Australia’s jobless rate leaped another half-percentage point to 5.7% in March and compared to 4.5% at end-2008.  Australia shed a greater-than-expected 34.7K jobs last month and lost 90.3K full-time workers in the two months between January and March.

German industrial production fell 2.9% in February and by 23.2% over the last 12 reported months. Factory output dropped 3.3%, led by a 4.5% decline in capital goods.  Officials noted that sharply falling industrial orders points to continuing losses in output over coming months.  Final German consumer price data for March confirmed the preliminary indications of a 0.1% monthly dip and a 12-month increase of only 0.5%. Energy fell sharply.

India’s industrial production fell 1.2% in the year to February, a sharp collapse from gains of 8.1% and 11.6% in the past two fiscal years.

As expected, the Bank of Korea left its 7-day repo rate unchanged for a second straight month at 2.0%.  Between October 9th and February 12th, the policy rate had been cut six times from 5.25% to 2.0%.  South Korea reported rises in March producer prices of 0.5% from February and 3.5% from March 2008. That was down from a 4.7% rise in the year to January.

Peru’s central bank cut its benchmark interest rate by 100 basis points to 5.0% late yesterday.

Italian industrial production slumped 3.5% in February, almost twice as much as forecast, and posted a working-day adjusted 23.7% drop from February 2008.
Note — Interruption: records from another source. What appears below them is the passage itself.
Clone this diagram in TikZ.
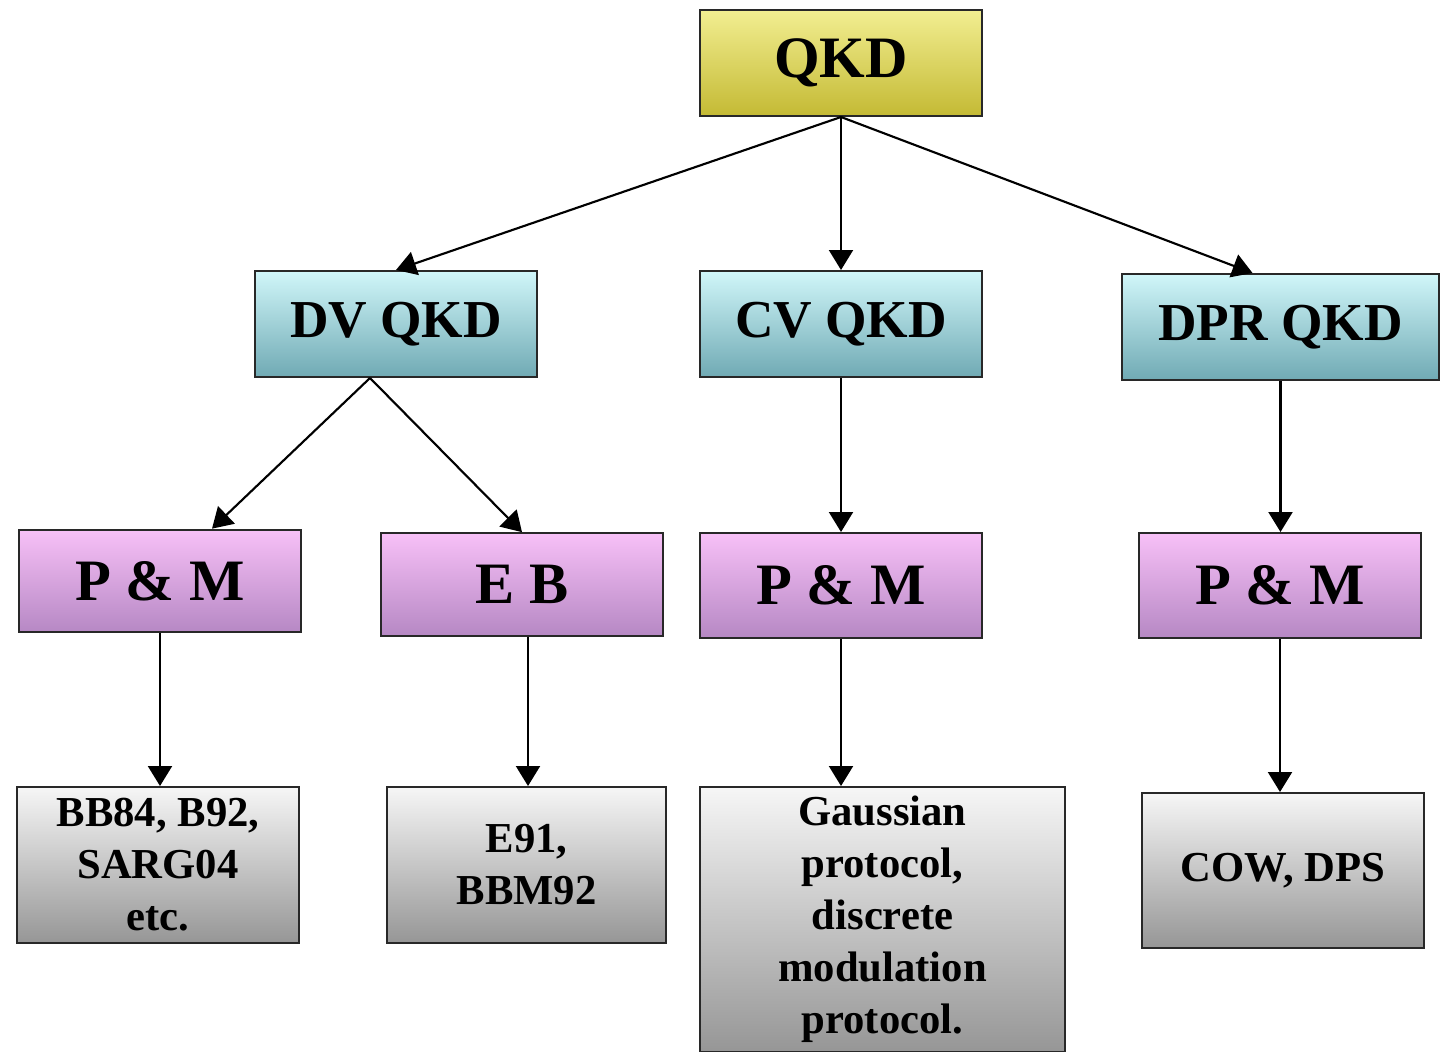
\documentclass[tikz,border=0pt]{standalone}
\usepackage{fontspec}
\setmainfont{Liberation Serif}
\usepackage{tikz}
\usetikzlibrary{arrows.meta}

\definecolor{qkdtop}{RGB}{242,238,145}
\definecolor{qkdbot}{RGB}{196,186,52}
\definecolor{cyantop}{RGB}{208,246,249}
\definecolor{cyanbot}{RGB}{112,170,180}
\definecolor{pinktop}{RGB}{247,192,247}
\definecolor{pinkbot}{RGB}{182,136,196}
\definecolor{greytop}{RGB}{246,246,246}
\definecolor{greybot}{RGB}{150,150,150}

\tikzset{
  box/.style={draw={rgb,255:red,40;green,40;blue,40}, line width=1.5pt, inner sep=2pt,
    minimum width=211.5pt, align=center},
  bigbox/.style={box, minimum height=79.5pt, font=\fontsize{40}{44}\selectfont\bfseries},
  rootbox/.style={bigbox, top color=qkdtop, bottom color=qkdbot, font=\fontsize{44}{48}\selectfont\bfseries},
  kindbox/.style={bigbox, top color=cyantop, bottom color=cyanbot},
  schemebox/.style={bigbox, minimum height=77pt, top color=pinktop, bottom color=pinkbot,
    font=\fontsize{44}{48}\selectfont\bfseries},
  protobox/.style={box, minimum height=117pt, top color=greytop, bottom color=greybot,
    font=\fontsize{32}{39}\selectfont\bfseries},
  link/.style={line width=1.6pt, -{Triangle[length=15pt,width=18pt]}}
}

\begin{document}
\begin{tikzpicture}[x=0.75pt,y=0.75pt,yscale=-1,xscale=1]
  \useasboundingbox (0,0) rectangle (1445,1052); %same size as the reference

  % Root
  \draw (841,63) node [rootbox] (qkd) {QKD};

  % Families
  \draw (396,324) node [kindbox] (dv) {DV QKD};
  \draw (841,324) node [kindbox] (cv) {CV QKD};
  \draw (1280.5,327) node [kindbox, minimum width=237.75pt] (dpr) {DPR QKD};

  % Schemes
  \draw (160,581) node [schemebox] (pmdv) {P \& M};
  \draw (522,584.5) node [schemebox] (eb) {E B};
  \draw (841,585.5) node [schemebox, minimum height=78.75pt] (pmcv) {P \& M};
  \draw (1280,585.5) node [schemebox, minimum height=78.75pt] (pmdpr) {P \& M};

  % Protocols
  \draw (158,865) node [protobox] (bb) {BB84, B92,\\SARG04\\etc.};
  \draw (526.5,865) node [protobox, minimum width=209.25pt] (e91) {E91,\\BBM92};
  \draw (882.5,919.5) node [protobox, minimum width=273.75pt, minimum height=198.75pt] (gau)
    {Gaussian\\protocol,\\discrete\\modulation\\protocol.};
  \draw (1283,870.5) node [protobox, minimum height=116.25pt] (cow) {COW, DPS};

  % Arrows
  \draw [link] (qkd.south) -- (dv.north);
  \draw [link] (qkd.south) -- (cv.north);
  \draw [link] (qkd.south) -- ([xshift=-21pt]dpr.north);

  \draw [link] ([xshift=-19.5pt]dv.south) -- ([xshift=39pt]pmdv.north);
  \draw [link] ([xshift=-19.5pt]dv.south) -- (eb.north);
  \draw [link] (cv.south) -- (pmcv.north);
  \draw [link] (dpr.south) -- (dpr.south |- pmdpr.north);

  \draw [link] (pmdv.south) -- (pmdv.south |- bb.north);
  \draw [link] ([xshift=4.5pt]eb.south) -- ([xshift=4.5pt]eb.south |- e91.north);
  \draw [link] (pmcv.south) -- (pmcv.south |- gau.north);
  \draw [link] (pmdpr.south) -- (pmdpr.south |- cow.north);

\end{tikzpicture}
\end{document}
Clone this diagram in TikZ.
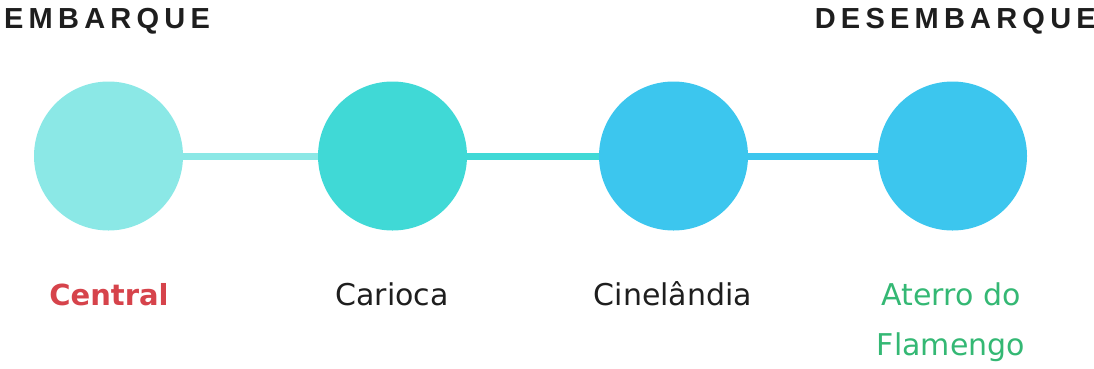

Britain’s PPI-O index edged 0.1% higher in March, but its 12-month change slowed to +2.0% from +3.0%. Core output producer price inflation of 3.3% was the lowest in 12 months.  The PPI-I index jumped more than expected, a 1.0% gain from March.  Even so, the producer input price index recorded the first on-year dip in 19 months.

The British merchandise trade deficit of Gbp 7.32 bln in February was smaller than forecast and down from Gbp 7.82 bln in January. The goods and services deficit widened slightly to Gbp 3.25 billion from Gbp 3.14 bln.  The volume of exports and imports recorded declines of 5.5% and 8.5% in the latest three reported months from the previous three months.

Chinese car sales advanced 10.3% in the year to March, and business sentiment rebounded to 101.1 in 1Q09 from an 8-year low of 94.6 in 4Q08.

Dutch consumer price inflation remained steady in March at 2.0%.  Swiss unemployment rose two-tenths to a 31-month high of 3.3% in March.

New Zealand home sales rebounded 28% in March to a four-month high.

There was some violence in Papua in connection with Indonesia’s parliamentary elections.

At 12:30 GMT, the U.S. and Canada release monthly trade statistics.  U.S. import prices and jobless claims also get announced.  Hoenig and Stern of the Fed speak publicly today.  The U.S. Treasury market will close at 14:00 EDT (18:00 GMT) for the Good Friday holiday.  Many European markets will remain closed until Tuesday for the Easter break.